Option

A stock option is a contract that gives you the right to buy or sell a specific stock at a certain future price and date. There are two types of options: puts, which give you the right to sell a stock, and calls, which give you the right to buy a stock. You usually use them to "hedge your bets": puts when you bet that a stock will fall, and calls when you bet that a stock will rise.

How can I use options when I invest in stocks?
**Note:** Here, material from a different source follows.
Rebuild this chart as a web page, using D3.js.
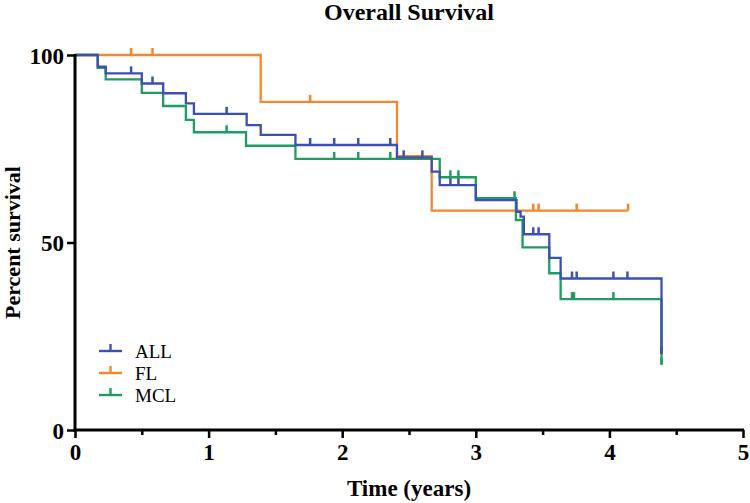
<!DOCTYPE html>
<html>
<head>
<meta charset="utf-8">
<script src="https://cdn.jsdelivr.net/npm/d3@7"></script>
<style>
  html, body { margin: 0; padding: 0; background: #fff; }
  svg { display: block; }
  text { font-family: "Liberation Serif", "Times New Roman", serif; }
</style>
</head>
<body>
<svg id="chart" width="750" height="503"></svg>
<script>
// ---- Data ----
const seriesNames = ["ALL", "FL", "MCL"];
const seriesColors = ["#3d4fb0", "#f7862a", "#1e9c62"];

// Step curves: time (years) of each event, survival (%) after the event
const allTimes = [0, 0.17, 0.23, 0.50, 0.66, 0.83, 0.89, 1.285, 1.39, 1.65, 2.41, 2.67, 2.73, 3.00, 3.305, 3.335, 3.36, 3.55, 3.635, 4.39];
const allSurv  = [100, 96.9, 95.1, 92.4, 89.8, 87.1, 84.3, 81.3, 78.7, 76.0, 72.7, 68.9, 65.3, 61.3, 58.2, 56.9, 52.2, 45.9, 40.4, 20.3];
const allCensor = [0.42, 0.58, 1.135, 1.76, 1.94, 2.12, 2.36, 2.46, 2.60, 2.81, 2.87, 3.43, 3.47, 3.72, 3.755, 4.03, 4.135, 4.39];
const allEnd = 4.39;

const flTimes = [0, 1.39, 2.41, 2.67];
const flSurv  = [100, 87.5, 73.0, 58.5];
const flCensor = [0.42, 0.58, 1.76, 3.43, 3.47, 3.755, 4.14];
const flEnd = 4.14;

const mclTimes = [0, 0.17, 0.23, 0.50, 0.66, 0.83, 0.89, 1.28, 1.65, 2.73, 3.00, 3.30, 3.35, 3.55, 3.635, 4.39];
const mclSurv  = [100, 96.6, 93.5, 89.9, 86.4, 82.7, 79.4, 75.8, 72.3, 67.4, 61.8, 56.0, 48.7, 41.8, 34.9, 17.4];
const mclCensor = [1.135, 1.94, 2.12, 2.36, 2.81, 2.87, 3.29, 3.72, 3.735, 4.03, 4.39];
const mclEnd = 4.39;

const xTicks = [0, 1, 2, 3, 4, 5];
const xMinorTicks = [0.5, 1.5, 2.5, 3.5, 4.5];
const yTicks = [0, 50, 100];

const titleText = "Overall Survival";
const xLabel = "Time (years)";
const yLabel = "Percent survival";

// ---- Layout ----
const svg = d3.select("#chart");
const mLeft = 75, mRight = 743, mTop = 55, mBottom = 430;

const x = d3.scaleLinear().domain([0, 5]).range([mLeft, mRight]);
const y = d3.scaleLinear().domain([0, 100]).range([mBottom, mTop]);

// ---- Curves ----
function buildSeries(times, surv, censor, end) {
  const pts = times.map((t, i) => ({ t, s: surv[i] }));
  pts.push({ t: end, s: surv[surv.length - 1] });
  const survAt = tt => {
    let v = surv[0];
    for (let i = 0; i < times.length; i++) if (times[i] <= tt) v = surv[i];
    return v;
  };
  const cens = censor.map(t => ({ t, s: survAt(t) }));
  return { pts, cens };
}

const data = [
  Object.assign(buildSeries(allTimes, allSurv, allCensor, allEnd), { name: seriesNames[0], color: seriesColors[0] }),
  Object.assign(buildSeries(flTimes, flSurv, flCensor, flEnd), { name: seriesNames[1], color: seriesColors[1] }),
  Object.assign(buildSeries(mclTimes, mclSurv, mclCensor, mclEnd), { name: seriesNames[2], color: seriesColors[2] })
];

const line = d3.line().x(d => x(d.t)).y(d => y(d.s)).curve(d3.curveStepAfter);

// draw order: FL, MCL, ALL (ALL on top)
const drawOrder = [1, 2, 0];
const tickLen = 7;
drawOrder.forEach(i => {
  const d = data[i];
  const g = svg.append("g");
  g.append("path")
    .attr("d", line(d.pts))
    .attr("fill", "none")
    .attr("stroke", d.color)
    .attr("stroke-width", 2.3);
  g.selectAll("line.c").data(d.cens).enter().append("line")
    .attr("x1", c => x(c.t)).attr("x2", c => x(c.t))
    .attr("y1", c => y(c.s)).attr("y2", c => y(c.s) - tickLen)
    .attr("stroke", d.color)
    .attr("stroke-width", 2.5);
});

// ---- Axes ----
const xAxisG = svg.append("g").attr("transform", `translate(0,${mBottom})`);
xAxisG.call(d3.axisBottom(x).tickValues(xTicks).tickFormat(d3.format("d")).tickSize(8).tickPadding(5));
xAxisG.append("g").call(d3.axisBottom(x).tickValues(xMinorTicks).tickFormat("").tickSize(5));

const yAxisG = svg.append("g").attr("transform", `translate(${mLeft},0)`);
yAxisG.call(d3.axisLeft(y).tickValues(yTicks).tickFormat(d3.format("d")).tickSize(8).tickPadding(3));

[xAxisG, yAxisG].forEach(g => {
  g.selectAll(".domain").remove();
  g.selectAll(".tick line").attr("stroke", "#000").attr("stroke-width", 2.5);
  g.selectAll(".tick text")
    .attr("fill", "#000")
    .style("font-family", "'Liberation Serif', serif")
    .style("font-weight", "bold")
    .style("font-size", "23px");
});
svg.append("line").attr("x1", mLeft - 1.5).attr("x2", mRight + 1).attr("y1", mBottom).attr("y2", mBottom)
  .attr("stroke", "#000").attr("stroke-width", 3);
svg.append("line").attr("x1", mLeft).attr("x2", mLeft).attr("y1", mTop - 1).attr("y2", mBottom + 1.5)
  .attr("stroke", "#000").attr("stroke-width", 3);

xAxisG.selectAll(".tick text").attr("dy", "0.72em");
yAxisG.selectAll(".tick text").attr("dy", "0.35em");

// ---- Titles ----
svg.append("text")
  .attr("x", (mLeft + mRight) / 2).attr("y", 20)
  .attr("text-anchor", "middle")
  .style("font-weight", "bold").style("font-size", "24px")
  .text(titleText);

svg.append("text")
  .attr("x", (mLeft + mRight) / 2).attr("y", 496)
  .attr("text-anchor", "middle")
  .style("font-weight", "bold").style("font-size", "23px")
  .text(xLabel);

svg.append("text")
  .attr("transform", `translate(20,${(mTop + mBottom) / 2}) rotate(-90)`)
  .attr("text-anchor", "middle")
  .style("font-weight", "bold").style("font-size", "22px")
  .text(yLabel);

// ---- Legend ----
const legend = svg.append("g").attr("transform", "translate(99,351)");
seriesNames.forEach((name, i) => {
  const g = legend.append("g").attr("transform", `translate(0,${i * 22})`);
  g.append("line").attr("x1", 0).attr("x2", 23).attr("y1", 0).attr("y2", 0)
    .attr("stroke", seriesColors[i]).attr("stroke-width", 2.4);
  g.append("line").attr("x1", 11.5).attr("x2", 11.5).attr("y1", 0).attr("y2", -7)
    .attr("stroke", seriesColors[i]).attr("stroke-width", 2.4);
  g.append("text").attr("x", 36).attr("y", 6.5)
    .style("font-size", "19px")
    .text(name);
});
</script>
</body>
</html>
  • You can use stock options as a means to hedge against volatility in the underlying stock. For example, due to market volatility, you have information that Apple's stock will rise from its current trading price of $116.60 in one year. However, you are not sure if the stock will rise for sure, so you purchase a call option. In a year, if the stock price rises to $130, you will exercise the option and buy the stock for only $116.60 and proceed to selling it on the market immediately for $130, earning a profit of $13.40 per share. However, if the stock price falls to $100, you will not exercise the option as you will incur a loss. Conversely, if you have information that Apple's stock will fall, you will purchase a put option instead. In a year, if the stock price drops to $100, you will exercise the option by short-selling the stock at $116.60 while immediately buying back the stock at $100 on the market, effectively earning a profit of $16.60 per share. If the stock price rises to $130, you won't want or need to exercise the option. This is also the reason why people turn to purchase options when the stock market volatility becomes too high as it helps to eliminate market risk by setting a strike price to buy or sell a stock in the future, regardless of the future stock price.
  • However, buying and selling options is not free: you'll need to pay an option premium when you purchase the contract. If by the end of the contract, you decide not to exercise the option, you will end up losing the premium you paid for. Even if you do exercise the option, the profit you earn from it may not be enough to cover the premium you paid for the contract. Let's use the same example. You decide to purchase a call option, which is 100 shares of Apple's stocks at $116.60 and the stock price rises to $130 in 1 year. When the option expires, and you simultaneously buy the stocks for $116.60 each while selling them for $130 each on the market, you will have earned a return of $1,340. However, if the premium you paid for the option is $20 per share, which amounts to $2,000 for 100 Apple shares, then you effectively still make a total loss of $660.